◆ Your task ◆
Restate, exactly and without pictures, the lines from the start of the listing below through the line holding "Orrong Road, Toorak</text>".

++++++

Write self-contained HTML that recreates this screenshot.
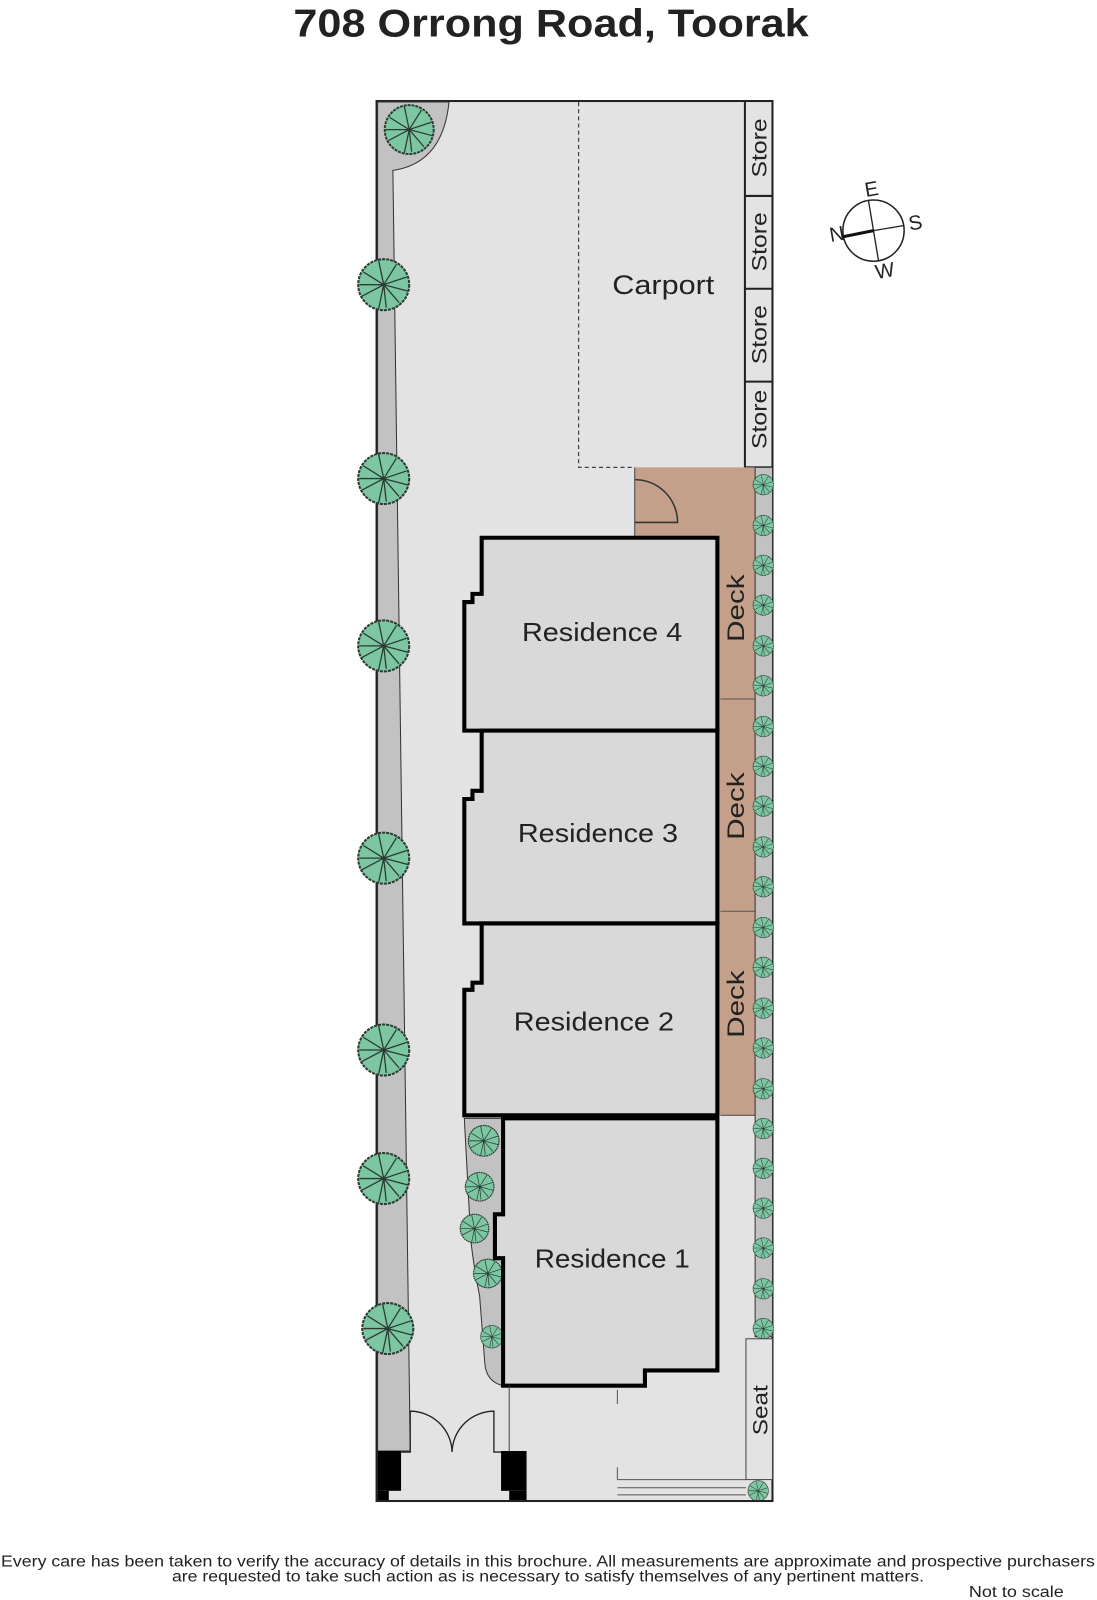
<!DOCTYPE html>
<html><head><meta charset="utf-8">
<style>
html,body{margin:0;padding:0;background:#fff;}
svg{display:block;}
text{font-family:"Liberation Sans",sans-serif;fill:#222;}
</style></head>
<body>
<svg width="1097" height="1600" viewBox="0 0 1075 1568" xmlns="http://www.w3.org/2000/svg">
<defs>
<g id="tree">
<circle r="1" fill="#7cc6a2" stroke="#2b3a33" stroke-width="0.08" stroke-dasharray="0.12 0.04"/>
<g stroke="#2b3a33" stroke-width="0.05" fill="none">
<path d="M0,0 L0.9,-0.3 M0,0 L0.6,0.7 M0,0 L-0.2,0.95 M0,0 L-0.85,0.45 M0,0 L-0.8,-0.5 M0,0 L-0.2,-0.95 M0,0 L0.5,-0.8 M0,0 L0.95,0.25 M0,0 L0.1,0.9 M0,0 L-0.95,0"/>
</g>
</g>
</defs>

<text x="540" y="36" font-size="38" font-weight="bold" text-anchor="middle" fill="#111" textLength="505" lengthAdjust="spacingAndGlyphs">708 Orrong Road, Toorak</text>

<!-- site -->
<rect x="369" y="99" width="388" height="1372" fill="#e3e3e3" stroke="#222" stroke-width="2"/>
<path d="M370,100 L440,100 Q434,160 385,167 L402,1422 L370,1422 Z" fill="#c2c2c2" stroke="#333" stroke-width="1"/>
<path d="M567,100 V458 H622" fill="none" stroke="#444" stroke-width="1.2" stroke-dasharray="4 3"/>
<text x="650" y="288" font-size="26" text-anchor="middle" textLength="100" lengthAdjust="spacingAndGlyphs">Carport</text>
<rect x="730" y="99" width="27" height="359" fill="#e3e3e3" stroke="#222" stroke-width="2"/>
<path d="M730,192 H757 M730,283 H757 M730,374 H757" stroke="#222" stroke-width="2"/>
<g font-size="21">
<text transform="translate(751,145) rotate(-90)" text-anchor="middle" textLength="58" lengthAdjust="spacingAndGlyphs">Store</text>
<text transform="translate(751,237) rotate(-90)" text-anchor="middle" textLength="58" lengthAdjust="spacingAndGlyphs">Store</text>
<text transform="translate(751,328) rotate(-90)" text-anchor="middle" textLength="58" lengthAdjust="spacingAndGlyphs">Store</text>
<text transform="translate(751,411) rotate(-90)" text-anchor="middle" textLength="58" lengthAdjust="spacingAndGlyphs">Store</text>
</g>
<rect x="622" y="458" width="118" height="635" fill="#c4a08a"/>
<path d="M622,458 V527" stroke="#444" stroke-width="1"/>
<path d="M622,470 A42,42 0 0 1 664,512 L622,512" fill="none" stroke="#333" stroke-width="1.5"/>
<path d="M706,685 H740 M706,893 H740 M706,1093 H757" stroke="#555" stroke-width="1"/>
<g font-size="24">
<text transform="translate(729,596) rotate(-90)" text-anchor="middle" textLength="66" lengthAdjust="spacingAndGlyphs">Deck</text>
<text transform="translate(729,790) rotate(-90)" text-anchor="middle" textLength="66" lengthAdjust="spacingAndGlyphs">Deck</text>
<text transform="translate(729,984) rotate(-90)" text-anchor="middle" textLength="66" lengthAdjust="spacingAndGlyphs">Deck</text>
</g>
<rect x="740" y="458" width="17" height="852" fill="#c2c2c2" stroke="#333" stroke-width="1"/>
<g>
<use href="#tree" transform="translate(748,475) scale(10)"/>
<use href="#tree" transform="translate(748,515) scale(10)"/>
<use href="#tree" transform="translate(748,554) scale(10)"/>
<use href="#tree" transform="translate(748,593) scale(10)"/>
<use href="#tree" transform="translate(748,633) scale(10)"/>
<use href="#tree" transform="translate(748,672) scale(10)"/>
<use href="#tree" transform="translate(748,712) scale(10)"/>
<use href="#tree" transform="translate(748,751) scale(10)"/>
<use href="#tree" transform="translate(748,790) scale(10)"/>
<use href="#tree" transform="translate(748,830) scale(10)"/>
<use href="#tree" transform="translate(748,869) scale(10)"/>
<use href="#tree" transform="translate(748,909) scale(10)"/>
<use href="#tree" transform="translate(748,948) scale(10)"/>
<use href="#tree" transform="translate(748,988) scale(10)"/>
<use href="#tree" transform="translate(748,1027) scale(10)"/>
<use href="#tree" transform="translate(748,1067) scale(10)"/>
<use href="#tree" transform="translate(748,1106) scale(10)"/>
<use href="#tree" transform="translate(748,1145) scale(10)"/>
<use href="#tree" transform="translate(748,1184) scale(10)"/>
<use href="#tree" transform="translate(748,1223) scale(10)"/>
<use href="#tree" transform="translate(748,1263) scale(10)"/>
<use href="#tree" transform="translate(748,1302) scale(10)"/>
<use href="#tree" transform="translate(743,1461) scale(10)"/>
</g>
<rect x="731" y="1312" width="26" height="138" fill="#e3e3e3" stroke="#444" stroke-width="1"/>
<text transform="translate(752,1382) rotate(-90)" font-size="21" text-anchor="middle" textLength="49" lengthAdjust="spacingAndGlyphs">Seat</text>
<path d="M605,1450 H731 M605,1458 H731 M605,1465 H731" stroke="#555" stroke-width="1"/>
<path d="M605,1362 V1376 M605,1438 V1450" stroke="#555" stroke-width="1"/>

<path d="M455,1096 L493,1096 L493,1358 Q476,1354 475,1335 L470,1270 Q460,1220 460,1190 Z" fill="#c2c2c2" stroke="#333" stroke-width="1"/>
<use href="#tree" transform="translate(474,1118) scale(15)"/>
<use href="#tree" transform="translate(470,1163) scale(14)"/>
<use href="#tree" transform="translate(465,1204) scale(14)"/>
<use href="#tree" transform="translate(478,1248) scale(14)"/>
<use href="#tree" transform="translate(482,1310) scale(11)"/>

<g fill="#d9d9d9" stroke="#000" stroke-width="4" stroke-linejoin="miter">
<path d="M472,527 H703 V716 H455 V590 H463 V582 H472 Z"/>
<path d="M472,716 H703 V905 H455 V783 H463 V775 H472 Z"/>
<path d="M472,905 H703 V1093 H455 V970 H463 V963 H472 Z"/>
<path d="M493,1096 H703 V1343 H632 V1358 H493 V1233 H485 V1190 H493 Z"/>
</g>
<g font-size="25" text-anchor="middle">
<text x="590" y="628" textLength="157" lengthAdjust="spacingAndGlyphs">Residence 4</text>
<text x="586" y="825" textLength="157" lengthAdjust="spacingAndGlyphs">Residence 3</text>
<text x="582" y="1010" textLength="157" lengthAdjust="spacingAndGlyphs">Residence 2</text>
<text x="600" y="1242" textLength="152" lengthAdjust="spacingAndGlyphs">Residence 1</text>
</g>

<use href="#tree" transform="translate(401,127) scale(24)"/>
<use href="#tree" transform="translate(376,279) scale(25)"/>
<use href="#tree" transform="translate(376,469) scale(25)"/>
<use href="#tree" transform="translate(376,633) scale(25)"/>
<use href="#tree" transform="translate(376,841) scale(25)"/>
<use href="#tree" transform="translate(376,1029) scale(25)"/>
<use href="#tree" transform="translate(376,1155) scale(25)"/>
<use href="#tree" transform="translate(380,1302) scale(25)"/>

<path d="M499,1358 V1422" stroke="#444" stroke-width="1"/>
<path d="M393,1423 H402 V1383 A41,41 0 0 1 443,1423 M491,1423 H484 V1383 A41,41 0 0 0 443,1423" fill="none" stroke="#222" stroke-width="1.3"/>
<rect x="370" y="1422" width="23" height="39" fill="#000"/>
<rect x="370" y="1461" width="11" height="10" fill="#000"/>
<rect x="491" y="1422" width="25" height="39" fill="#000"/>
<rect x="499" y="1461" width="17" height="10" fill="#000"/>
<path d="M369,1471 H757" stroke="#222" stroke-width="2"/>

<circle cx="856" cy="226" r="30" fill="none" stroke="#222" stroke-width="1.5"/>
<path d="M851,196 L861,256" stroke="#222" stroke-width="1.3"/>
<path d="M856,226 L886,221" stroke="#222" stroke-width="1.3"/>
<path d="M826,232 L856,226" stroke="#111" stroke-width="3"/>
<text x="854" y="192" font-size="20" text-anchor="middle" transform="rotate(-10 854 185)">E</text>
<text x="897" y="225" font-size="20" text-anchor="middle" transform="rotate(-10 897 218)">S</text>
<text x="867" y="272" font-size="20" text-anchor="middle" transform="rotate(-10 867 265)">W</text>
<text x="820" y="236" font-size="20" text-anchor="middle" transform="rotate(-10 820 229)">N</text>

<text x="537" y="1535" font-size="15" text-anchor="middle" textLength="1072" lengthAdjust="spacingAndGlyphs">Every care has been taken to verify the accuracy of details in this brochure.  All measurements are approximate and prospective purchasers</text>
<text x="537" y="1550" font-size="15" text-anchor="middle" textLength="737" lengthAdjust="spacingAndGlyphs">are requested to take such action as is necessary to satisfy themselves of any pertinent matters.</text>
<text x="996" y="1565" font-size="15" text-anchor="middle" textLength="93" lengthAdjust="spacingAndGlyphs">Not to scale</text>
</svg>
</body></html>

++++++

◆ Problem solution ◆
Write self-contained HTML that recreates this screenshot.
<!DOCTYPE html>
<html><head><meta charset="utf-8">
<style>
html,body{margin:0;padding:0;background:#fff;}
svg{display:block;}
text{font-family:"Liberation Sans",sans-serif;fill:#222;}
</style></head>
<body>
<svg width="1097" height="1600" viewBox="0 0 1075 1568" xmlns="http://www.w3.org/2000/svg">
<defs>
<g id="tree">
<circle r="1" fill="#7cc6a2" stroke="#2b3a33" stroke-width="0.08" stroke-dasharray="0.12 0.04"/>
<g stroke="#2b3a33" stroke-width="0.05" fill="none">
<path d="M0,0 L0.9,-0.3 M0,0 L0.6,0.7 M0,0 L-0.2,0.95 M0,0 L-0.85,0.45 M0,0 L-0.8,-0.5 M0,0 L-0.2,-0.95 M0,0 L0.5,-0.8 M0,0 L0.95,0.25 M0,0 L0.1,0.9 M0,0 L-0.95,0"/>
</g>
</g>
</defs>

<text x="540" y="36" font-size="38" font-weight="bold" text-anchor="middle" fill="#111" textLength="505" lengthAdjust="spacingAndGlyphs">708 Orrong Road, Toorak</text>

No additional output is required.